The McKinsey report warns that "there simply aren’t enough traditional employees to fill all the openings. Even when employers successfully woo these workers from rivals, they are just reshuffling talent and contributing to wage escalation while failing to solve the underlying structural imbalance. To close the gap, employers should try to win back nontraditional workers." 

To do so, the report argues, employers need to understand different personas and craft appeals to each.

For instance, the persona that McKinsey labels the "do-it-yourselfer" values autonomy above all else and could be attracted by modularized work that can be done independently and measured by output rather than based on time spent. 

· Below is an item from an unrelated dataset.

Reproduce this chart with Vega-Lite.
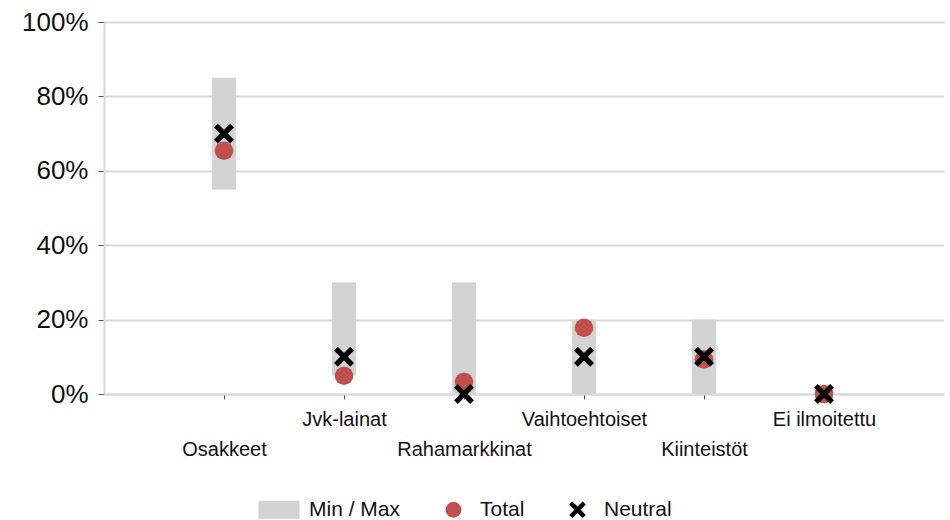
{
  "$schema": "https://vega.github.io/schema/vega-lite/v6.json",
  "width": 840,
  "height": 372,
  "autosize": {"type": "none"},
  "padding": {"left": 104, "top": 22, "right": 6, "bottom": 126},
  "background": "white",
  "config": {
    "view": {"stroke": null},
    "font": "Liberation Sans"
  },
  "data": {
    "values": [
      {"cat": "Osakkeet", "min": 55, "max": 85, "total": 65.4, "neutral": 70},
      {"cat": "Jvk-lainat", "min": 5, "max": 30, "total": 4.9, "neutral": 10},
      {"cat": "Rahamarkkinat", "min": 0, "max": 30, "total": 3.3, "neutral": 0},
      {"cat": "Vaihtoehtoiset", "min": 0, "max": 20, "total": 17.8, "neutral": 10},
      {"cat": "Kiinteistöt", "min": 0, "max": 20, "total": 9.3, "neutral": 10},
      {"cat": "Ei ilmoitettu", "min": 0, "max": 0, "total": 0, "neutral": 0}
    ]
  },
  "encoding": {
    "x": {
      "field": "cat",
      "type": "nominal",
      "sort": null,
      "scale": {"type": "point", "padding": 1},
      "axis": {
        "title": null,
        "labelAngle": 0,
        "labelFontSize": 20,
        "labelColor": "#111111",
        "labelOverlap": false,
        "labelBound": false,
        "labelBaseline": "top",
        "domainColor": "#d9d9d9",
        "domainWidth": 2,
        "tickColor": "#555555",
        "tickSize": 5,
        "labelPadding": {
          "condition": {"test": "indexof(['Osakkeet','Rahamarkkinat','Kiinteistöt'], datum.value) >= 0", "value": 40},
          "value": 10
        }
      }
    }
  },
  "layer": [
    {
      "mark": {"type": "bar", "size": 24, "opacity": 1},
      "encoding": {
        "y": {
          "field": "min", "type": "quantitative",
          "scale": {"domain": [0, 100], "nice": false},
          "axis": {"title": null, "values": [0, 20, 40, 60, 80, 100], "labelExpr": "datum.value + '%'", "labelFontSize": 26, "labelColor": "#111111", "domainColor": "#d9d9d9", "domainWidth": 2, "gridColor": "#d9d9d9", "gridWidth": 2, "tickColor": "#555555", "tickSize": 6, "labelPadding": 10}
        },
        "y2": {"field": "max"},
        "color": {
          "datum": "Min / Max",
          "scale": {"domain": ["Min / Max", "Total", "Neutral"], "range": ["#d3d3d3", "#c0504d", "#000000"]},
          "legend": {
            "title": null,
            "orient": "none",
            "legendX": 168,
            "legendY": 477,
            "direction": "horizontal",
            "columns": 3,
            "symbolSize": 250,
            "labelFontSize": 21,
            "labelColor": "#111111",
            "labelOffset": 16,
            "columnPadding": 42,
            "symbolOpacity": 1,
            "symbolStrokeWidth": 0,
            "padding": 0,
            "encode": {
              "symbols": {
                "update": {
                  "shape": {"signal": "datum.value === 'Min / Max' ? 'M-3.04,-1.14L2.15,-1.14L2.15,1.14L-3.04,1.14Z' : datum.value === 'Total' ? 'circle' : 'M-0.65,1.05L0,0.4L0.65,1.05L1.05,0.65L0.4,0L1.05,-0.65L0.65,-1.05L0,-0.4L-0.65,-1.05L-1.05,-0.65L-0.4,0L-1.05,0.65Z'"}
                }
              }
            }
          }
        }
      }
    },
    {
      "mark": {"type": "point", "shape": "circle", "filled": true, "size": 346, "opacity": 1, "strokeWidth": 0},
      "encoding": {
        "y": {
          "field": "total", "type": "quantitative",
          "scale": {"domain": [0, 100], "nice": false},
          "axis": {"title": null, "values": [0, 20, 40, 60, 80, 100], "labelExpr": "datum.value + '%'", "labelFontSize": 26, "labelColor": "#111111", "domainColor": "#d9d9d9", "domainWidth": 2, "gridColor": "#d9d9d9", "gridWidth": 2, "tickColor": "#555555", "tickSize": 6, "labelPadding": 10}
        },
        "color": {"datum": "Total"}
      }
    },
    {
      "mark": {"type": "point", "shape": "M-0.65,1.05L0,0.4L0.65,1.05L1.05,0.65L0.4,0L1.05,-0.65L0.65,-1.05L0,-0.4L-0.65,-1.05L-1.05,-0.65L-0.4,0L-1.05,0.65Z", "filled": true, "size": 361, "opacity": 1, "strokeWidth": 0},
      "encoding": {
        "y": {
          "field": "neutral", "type": "quantitative",
          "scale": {"domain": [0, 100], "nice": false},
          "axis": {"title": null, "values": [0, 20, 40, 60, 80, 100], "labelExpr": "datum.value + '%'", "labelFontSize": 26, "labelColor": "#111111", "domainColor": "#d9d9d9", "domainWidth": 2, "gridColor": "#d9d9d9", "gridWidth": 2, "tickColor": "#555555", "tickSize": 6, "labelPadding": 10}
        },
        "color": {"datum": "Neutral"}
      }
    }
  ]
}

The "caregivers" -- which strike me as a particularly rich opportunity -- are what I've seen described as the "sandwich" age group. They're caught in between caring for kids and caring for their parents. They respond to offers of compensation much as traditional employees do but have a whole, complicated set of needs for flexibility. If they can be accommodated, they bring a rich set of skills.

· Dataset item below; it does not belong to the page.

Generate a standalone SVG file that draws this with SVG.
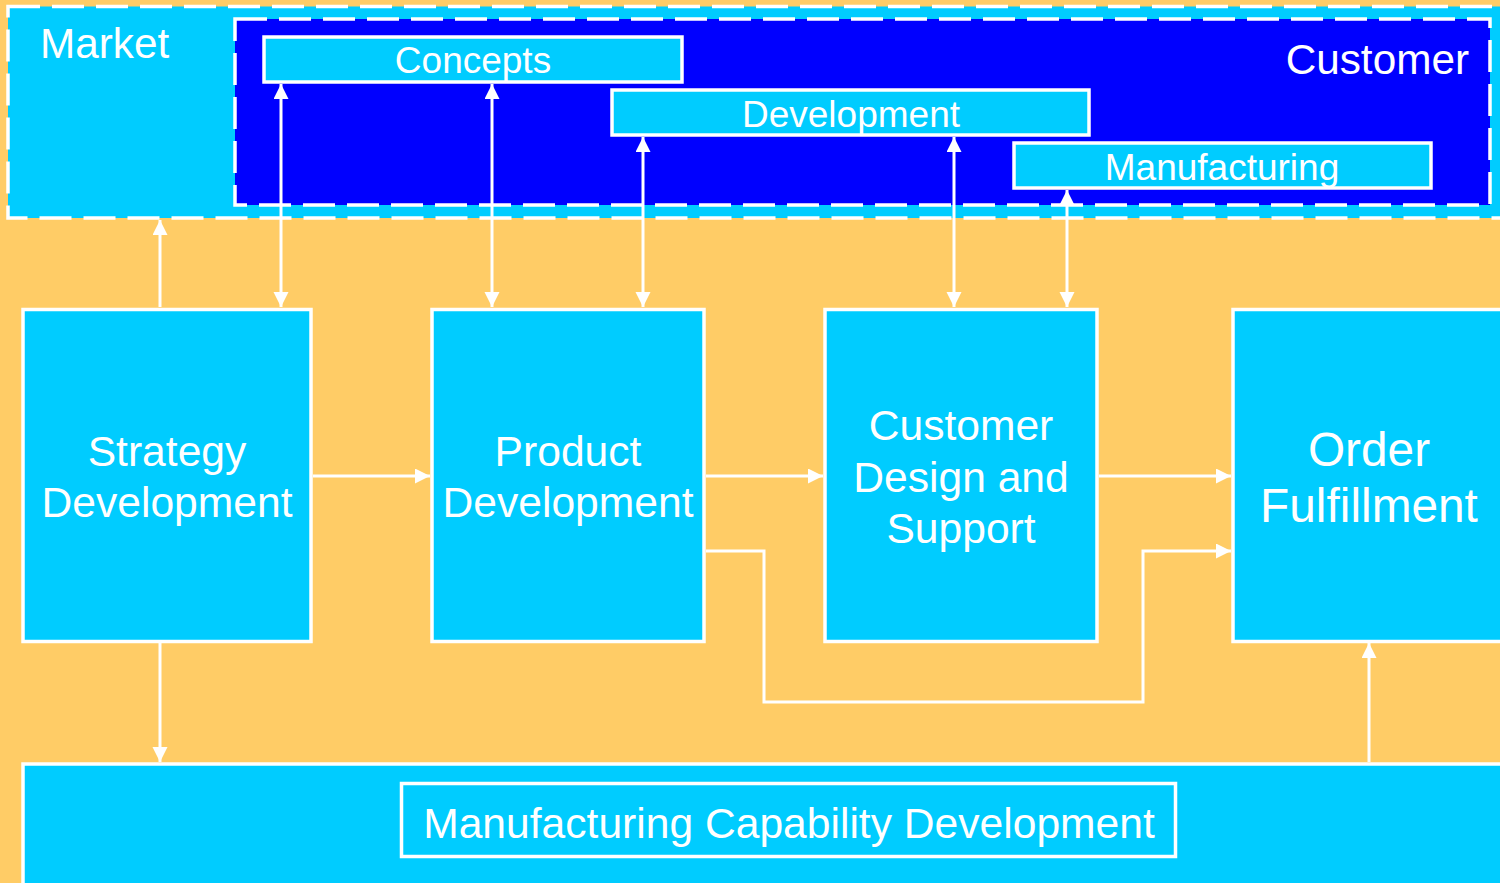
<svg xmlns="http://www.w3.org/2000/svg" width="1500" height="883" viewBox="0 0 1500 883">
  <style>
    .bg { fill: #FFCC66; }
    .box { fill: #00CCFF; stroke: #FFFFFF; stroke-width: 3.5; }
    .dash { stroke: #FFFFFF; stroke-width: 3.5; stroke-dasharray: 32 12; }
    .lbl { font-family: "Liberation Sans", Arial, sans-serif; fill: #FFFFFF; }
    .c { text-anchor: middle; }
    .conn { fill: none; stroke: #FFFFFF; stroke-width: 3; }
  </style>
  <defs>
    <marker id="arrow" markerUnits="userSpaceOnUse" markerWidth="16" markerHeight="16" viewBox="0 0 16 16" refX="15" refY="7.5" orient="auto-start-reverse">
      <path d="M0,0 L15,7.5 L0,15 Z" fill="#FFFFFF"/>
    </marker>
  </defs>

  <rect class="bg" x="0" y="0" width="1500" height="883"/>

  <!-- Market region -->
  <g id="market">
    <rect class="dash" x="8" y="6.5" width="1510" height="211.5" fill="#00CCFF"/>
    <text class="lbl" x="40" y="58" font-size="42.3">Market</text>
  </g>

  <!-- Customer region -->
  <g id="customer">
    <rect class="dash" x="235" y="19" width="1255" height="186" fill="#0000FF"/>
    <text class="lbl" x="1469" y="74" font-size="42.3" text-anchor="end">Customer</text>
  </g>

  <g id="concepts">
    <rect class="box" x="264" y="37" width="418" height="45"/>
    <text class="lbl c" x="473" y="73" font-size="37">Concepts</text>
  </g>

  <g id="development">
    <rect class="box" x="612" y="90" width="477" height="45"/>
    <text class="lbl c" x="851" y="127" font-size="37">Development</text>
  </g>

  <g id="manufacturing">
    <rect class="box" x="1014" y="143" width="417" height="45"/>
    <text class="lbl c" x="1222" y="180" font-size="37">Manufacturing</text>
  </g>

  <g id="strategy-development">
    <rect class="box" x="23" y="309.5" width="288" height="332"/>
    <text class="lbl c" x="167" y="466" font-size="42.6">Strategy</text>
    <text class="lbl c" x="167" y="517" font-size="42.6">Development</text>
  </g>

  <g id="product-development">
    <rect class="box" x="432" y="309.5" width="272" height="332"/>
    <text class="lbl c" x="568" y="466" font-size="42.6">Product</text>
    <text class="lbl c" x="568" y="517" font-size="42.6">Development</text>
  </g>

  <g id="customer-design-support">
    <rect class="box" x="825" y="309.5" width="272" height="332"/>
    <text class="lbl c" x="961" y="440" font-size="42.6">Customer</text>
    <text class="lbl c" x="961" y="492" font-size="42.6">Design and</text>
    <text class="lbl c" x="961" y="543" font-size="42.6">Support</text>
  </g>

  <g id="order-fulfillment">
    <rect class="box" x="1233" y="309.5" width="290" height="332"/>
    <text class="lbl c" x="1369" y="466" font-size="47.8">Order</text>
    <text class="lbl c" x="1369" y="522" font-size="47.8">Fulfillment</text>
  </g>

  <g id="manufacturing-capability-development">
    <rect class="box" x="23" y="764" width="1500" height="140"/>
    <rect class="box" x="401.5" y="783.5" width="774" height="73"/>
    <text class="lbl c" x="789" y="838" font-size="42.6">Manufacturing Capability Development</text>
  </g>

  <!-- Connectors -->
  <g id="connectors">
    <line class="conn" x1="160" y1="307" x2="160" y2="220" marker-end="url(#arrow)"/>
    <line class="conn" x1="281" y1="84" x2="281" y2="307" marker-start="url(#arrow)" marker-end="url(#arrow)"/>
    <line class="conn" x1="492" y1="84" x2="492" y2="307" marker-start="url(#arrow)" marker-end="url(#arrow)"/>
    <line class="conn" x1="643" y1="137" x2="643" y2="307" marker-start="url(#arrow)" marker-end="url(#arrow)"/>
    <line class="conn" x1="954" y1="137" x2="954" y2="307" marker-start="url(#arrow)" marker-end="url(#arrow)"/>
    <line class="conn" x1="1067" y1="190" x2="1067" y2="307" marker-start="url(#arrow)" marker-end="url(#arrow)"/>
    <line class="conn" x1="313" y1="476" x2="430" y2="476" marker-end="url(#arrow)"/>
    <line class="conn" x1="706" y1="476" x2="823" y2="476" marker-end="url(#arrow)"/>
    <line class="conn" x1="1099" y1="476" x2="1231" y2="476" marker-end="url(#arrow)"/>
    <polyline class="conn" points="706,551 764,551 764,702 1143,702 1143,551 1231,551" marker-end="url(#arrow)"/>
    <line class="conn" x1="160" y1="643" x2="160" y2="762" marker-end="url(#arrow)"/>
    <line class="conn" x1="1369" y1="762" x2="1369" y2="643" marker-end="url(#arrow)"/>
  </g>
</svg>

The "idealists," who are students and younger part-timers, have often avoided insurance because they don't find it exciting but, it seems to me, could be attracted much more readily if insurance does a better job of describing its "noble purpose."

The "relaxers" also seem to me to be a rich vein for the insurance industry to tap. A lot of the calculations about the talent drain facing the insurance industry are based on the traditional notion that people retire at age 65. But 65 is no longer such a cut-and-dried number, especially with work-from-home becoming widespread. Sure, people may no longer want to saddle up and head to the office for 40 or more hours a week, but maybe they'd work 20 or 25 on some sort of flexible basis at home, to contribute on projects they find meaningful, to keep their brains engaged and to stay in touch with their friends, while still allowing time for more travel, golf or something else. Some sort of continuation of health benefits could be a powerful sweetener -- and there's an awful lot of institutional knowledge that could be kept from walking out the door.

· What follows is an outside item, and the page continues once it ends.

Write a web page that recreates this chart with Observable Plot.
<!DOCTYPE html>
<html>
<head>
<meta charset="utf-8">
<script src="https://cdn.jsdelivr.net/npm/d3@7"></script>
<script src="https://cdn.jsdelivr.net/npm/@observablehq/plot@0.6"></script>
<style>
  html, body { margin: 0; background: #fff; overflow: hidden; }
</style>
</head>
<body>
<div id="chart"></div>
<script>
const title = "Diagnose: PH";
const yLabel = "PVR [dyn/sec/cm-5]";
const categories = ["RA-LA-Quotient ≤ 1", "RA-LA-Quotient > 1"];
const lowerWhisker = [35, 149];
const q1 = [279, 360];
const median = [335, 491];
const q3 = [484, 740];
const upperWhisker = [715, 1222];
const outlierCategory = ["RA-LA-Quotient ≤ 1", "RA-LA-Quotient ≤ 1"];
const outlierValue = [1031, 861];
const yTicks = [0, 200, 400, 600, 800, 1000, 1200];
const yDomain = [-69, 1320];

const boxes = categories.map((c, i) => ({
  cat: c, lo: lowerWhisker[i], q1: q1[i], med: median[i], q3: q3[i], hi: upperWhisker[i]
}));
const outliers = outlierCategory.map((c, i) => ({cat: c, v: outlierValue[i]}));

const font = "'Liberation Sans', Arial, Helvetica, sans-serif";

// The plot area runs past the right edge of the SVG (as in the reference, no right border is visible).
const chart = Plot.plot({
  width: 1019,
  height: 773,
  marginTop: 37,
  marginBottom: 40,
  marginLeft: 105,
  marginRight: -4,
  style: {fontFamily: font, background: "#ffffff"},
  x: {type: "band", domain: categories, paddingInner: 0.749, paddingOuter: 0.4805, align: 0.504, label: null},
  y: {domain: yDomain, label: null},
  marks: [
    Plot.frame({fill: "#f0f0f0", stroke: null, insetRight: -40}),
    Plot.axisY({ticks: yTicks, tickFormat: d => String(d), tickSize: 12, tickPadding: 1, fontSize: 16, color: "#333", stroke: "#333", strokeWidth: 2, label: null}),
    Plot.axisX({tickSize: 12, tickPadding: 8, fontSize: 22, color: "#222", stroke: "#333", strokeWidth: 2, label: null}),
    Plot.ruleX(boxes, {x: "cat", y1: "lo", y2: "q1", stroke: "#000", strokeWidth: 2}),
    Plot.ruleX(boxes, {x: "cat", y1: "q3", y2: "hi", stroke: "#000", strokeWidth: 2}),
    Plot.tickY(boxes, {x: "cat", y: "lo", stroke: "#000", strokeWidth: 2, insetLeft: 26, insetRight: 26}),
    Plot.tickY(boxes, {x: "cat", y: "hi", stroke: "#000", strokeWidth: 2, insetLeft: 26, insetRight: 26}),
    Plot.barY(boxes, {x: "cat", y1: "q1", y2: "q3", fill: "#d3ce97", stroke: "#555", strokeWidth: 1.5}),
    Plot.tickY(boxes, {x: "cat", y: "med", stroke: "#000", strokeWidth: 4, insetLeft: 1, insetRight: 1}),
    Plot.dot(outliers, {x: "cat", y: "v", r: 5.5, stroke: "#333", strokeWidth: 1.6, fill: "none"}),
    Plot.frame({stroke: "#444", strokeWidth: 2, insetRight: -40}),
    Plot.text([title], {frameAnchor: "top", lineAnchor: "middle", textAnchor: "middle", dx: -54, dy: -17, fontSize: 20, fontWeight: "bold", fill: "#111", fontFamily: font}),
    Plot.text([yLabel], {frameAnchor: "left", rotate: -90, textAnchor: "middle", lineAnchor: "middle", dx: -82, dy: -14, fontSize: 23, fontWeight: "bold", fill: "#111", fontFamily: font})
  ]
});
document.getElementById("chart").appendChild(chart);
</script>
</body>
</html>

"Vitally, companies can no longer assume that they can fill empty slots with workers similar to the ones who just left," the report says. Insurers wanting to address the talent problem will need to not only look in nontraditional areas but must be willing to craft more personalized value propositions for employees.

Employers can also help themselves a lot by stopping some behaviors that cause that talent gap to develop in the first place. In particular, McKinsey says, "It cannot be overstated just how influential a bad boss can be in causing people to leave,... along with a lack of career development." 

The report provides a full description in the figure below that shows which factors, according to the firm's research, are most likely to drive people away, as well as which factors attract people.

Push and pull: Employers should understand the motivating factors that  keep people in jobs—and the demotivators that drive workers away.

Albert Einstein famously said, "We can't solve problems by using the same kind of thinking we used when we created them." If we're to get out of the talent crisis that is unfolding around us, it's time for some bold, new thinking.